- Leader: Tahir Badakhshi (1967–1979)
- Founder: Tahir Badakhshi Ghulam Dastagir Panjsheri
- Founded: 1966 or 1968
- Split from: People's Democratic Party of Afghanistan (Parcham)
- Merged into: Guruh-i Kar
- Succeeded by: National Islamic Movement of Afghanistan
- Ideology: Socialism Marxism–Leninism–Maoism Anti-Pashtun sentiment Secularism Tajik and Turkic interests
- Political position: Left-wing
- National affiliation: Shola-e Javid

= Settam-e-Melli =

Afghan political movement beginning in the late 1970s

The Revolutionary Organisation of the Working People of Afghanistan (سازمان انقلابی مردم زحمتکش افغانستان), also called the Against National Oppression Party (‎ستم ملی), more commonly known as Settam-e Melli (Note: Transliterations include Setam-i-Milli, Setami Milli, Setam-i-Meli, Setam-e-Meli, Setami-i-Milli and Setame Melli.) was a political movement in Afghanistan, led by Tahir Badakhshi. The organization was affiliated with the Non-Aligned Movement, and was opposed by both the Afghan monarchy and by the Soviet-aligned People's Democratic Party of Afghanistan. Its followers were mostly Persian speakers. Most of its members were non-Pashtuns—Tajik, Uzbek, and other minorities—and it has been variously described as an anti-Pashtun separatist group and as a Tajik and Uzbek separatist group. "Information on Settam-e-Melli is vague and contradictory, but it appears to have been an anti-Pashtun leftist mutation."
The group was founded in 1968 by Tahir Badakhshi, an intellectual, author, political activist who formerly had been a founder of the People's Democratic Party of Afghanistan and split with the party. The group emphasized "militant class struggle and mass mobilization of peasants" and recruited Tajiks, Uzbeks, Hazaras and other minorities from Kabul and the northeastern provinces.

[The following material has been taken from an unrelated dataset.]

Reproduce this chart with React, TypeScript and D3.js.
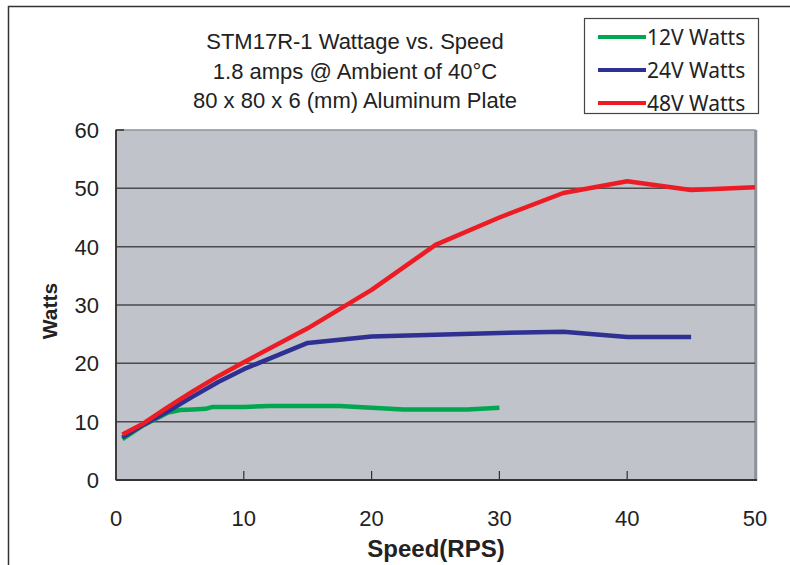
import React from "react";
import * as d3 from "d3";

const titleLines = [
  "STM17R-1 Wattage vs. Speed",
  "1.8 amps @ Ambient of 40°C",
  "80 x 80 x 6 (mm) Aluminum Plate",
];
const xTicks = [0, 10, 20, 30, 40, 50];
const yTicks = [0, 10, 20, 30, 40, 50, 60];

const speed12 = [0.5, 2, 4, 5, 6, 7, 7.5, 10, 12, 15, 17.5, 20, 22.5, 25, 27.5, 30];
const watts12 = [7.0, 9.2, 11.5, 12.0, 12.1, 12.2, 12.5, 12.5, 12.7, 12.7, 12.7, 12.4, 12.1, 12.1, 12.1, 12.4];

const speed24 = [0.5, 2, 4, 6, 8, 10, 15, 20, 25, 30, 35, 40, 45];
const watts24 = [7.3, 9.3, 11.7, 14.3, 16.8, 19.0, 23.5, 24.6, 24.9, 25.2, 25.4, 24.5, 24.5];

const speed48 = [0.5, 2, 4, 6, 8, 10, 15, 20, 25, 30, 35, 40, 45, 50];
const watts48 = [7.8, 9.5, 12.4, 15.2, 17.8, 20.2, 26.0, 32.6, 40.3, 45.0, 49.2, 51.2, 49.7, 50.2];

const seriesNames = ["12V Watts", "24V Watts", "48V Watts"];
const seriesColors = ["#00a650", "#2e3192", "#ed1c24"];

export default function App() {
  const W = 790, H = 565;
  const left = 116, right = 755, top = 130, bottom = 480;
  const x = d3.scaleLinear().domain([0, 50]).range([left, right]);
  const y = d3.scaleLinear().domain([0, 60]).range([bottom, top]);
  const line = d3.line<[number, number]>().x(d => x(d[0])).y(d => y(d[1]));
  const series: [number[], number[]][] = [
    [speed12, watts12],
    [speed24, watts24],
    [speed48, watts48],
  ];
  const sans = "'Liberation Sans', Arial, sans-serif";
  const human = "'Noto Sans', 'Open Sans', sans-serif";
  return (
    <svg width={W} height={H} style={{ position: "absolute", left: 0, top: 0 }}>
      <rect x={0} y={0} width={W} height={H} fill="#fff" />
      <rect x={8.5} y={6.5} width={900} height={700} fill="none" stroke="#333" strokeWidth={1.5} />
      {titleLines.map((t, i) => (
        <text key={i} x={355} y={49 + i * 29.5} textAnchor="middle" fontFamily={sans} fontSize={22} fill="#222">
          {t}
        </text>
      ))}
      <rect x={x(0)} y={y(60)} width={x(50) - x(0)} height={y(0) - y(60)} fill="#c0c3ca" stroke="#8e939a" strokeWidth={1.5} />
      <line x1={x(50) + 1} x2={x(50) + 1} y1={y(60)} y2={y(0) + 1} stroke="#8e939a" strokeWidth={2.5} />
      {yTicks.filter(v => v > 0 && v < 60).map(v => (
        <line key={v} x1={x(0)} x2={x(50)} y1={y(v)} y2={y(v)} stroke="#4a4a4f" strokeWidth={1.5} />
      ))}
      {xTicks.filter(v => v > 0 && v < 50).map(v => (
        <line key={v} x1={x(v)} x2={x(v)} y1={y(0)} y2={y(0) - 9} stroke="#333" strokeWidth={1.2} />
      ))}
      <line x1={x(0)} x2={x(0) + 8} y1={y(60)} y2={y(60)} stroke="#333" strokeWidth={1.5} />
      <line x1={x(0)} x2={x(0)} y1={y(60)} y2={y(0)} stroke="#333" strokeWidth={1.8} />
      <line x1={x(0)} x2={x(50) + 2} y1={y(0)} y2={y(0)} stroke="#333" strokeWidth={1.8} />
      {series.map(([xs, ys], i) => (
        <path
          key={i}
          d={line(xs.map((v, j) => [v, ys[j]] as [number, number])) || ""}
          fill="none"
          stroke={seriesColors[i]}
          strokeWidth={4.5}
          strokeLinejoin="round"
        />
      ))}
      {yTicks.map(v => (
        <text key={v} x={99} y={y(v) + 8} textAnchor="end" fontFamily={sans} fontSize={22} fill="#222">
          {v}
        </text>
      ))}
      {xTicks.map(v => (
        <text key={v} x={x(v)} y={526} textAnchor="middle" fontFamily={sans} fontSize={22} fill="#222">
          {v}
        </text>
      ))}
      <text x={436} y={557} textAnchor="middle" fontFamily={sans} fontWeight="bold" fontSize={24} fill="#222">
        Speed(RPS)
      </text>
      <text
        transform={`translate(57,311) rotate(-90)`}
        textAnchor="middle"
        fontFamily={sans}
        fontWeight="bold"
        fontSize={21}
        fill="#222"
      >
        Watts
      </text>
      <rect x={584.5} y={18.5} width={174} height={95} fill="#fff" stroke="#444" strokeWidth={1.2} />
      {seriesNames.map((n, i) => (
        <g key={n}>
          <line x1={598} x2={646} y1={37 + i * 33} y2={37 + i * 33} stroke={seriesColors[i]} strokeWidth={4} />
          <text x={647} y={45 + i * 33} fontFamily={human} fontSize={21} fill="#222">
            {n}
          </text>
        </g>
      ))}
    </svg>
  );
}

During the communist ruling of Taraki-Amin period, the organisation members withdrew to the countryside to resist against the tyranny, though as an urban movement this removed them from their powerbase. Almost 4000 members had been arrested by the communist regime and killed. Later on, during the 1979–1986 rule of Babrak Karmal, the organisation rehabilitated itself and became closer with the government. A Setami leader, Bashir Baghlani, went over to the government in 1983, and was made Minister of Justice.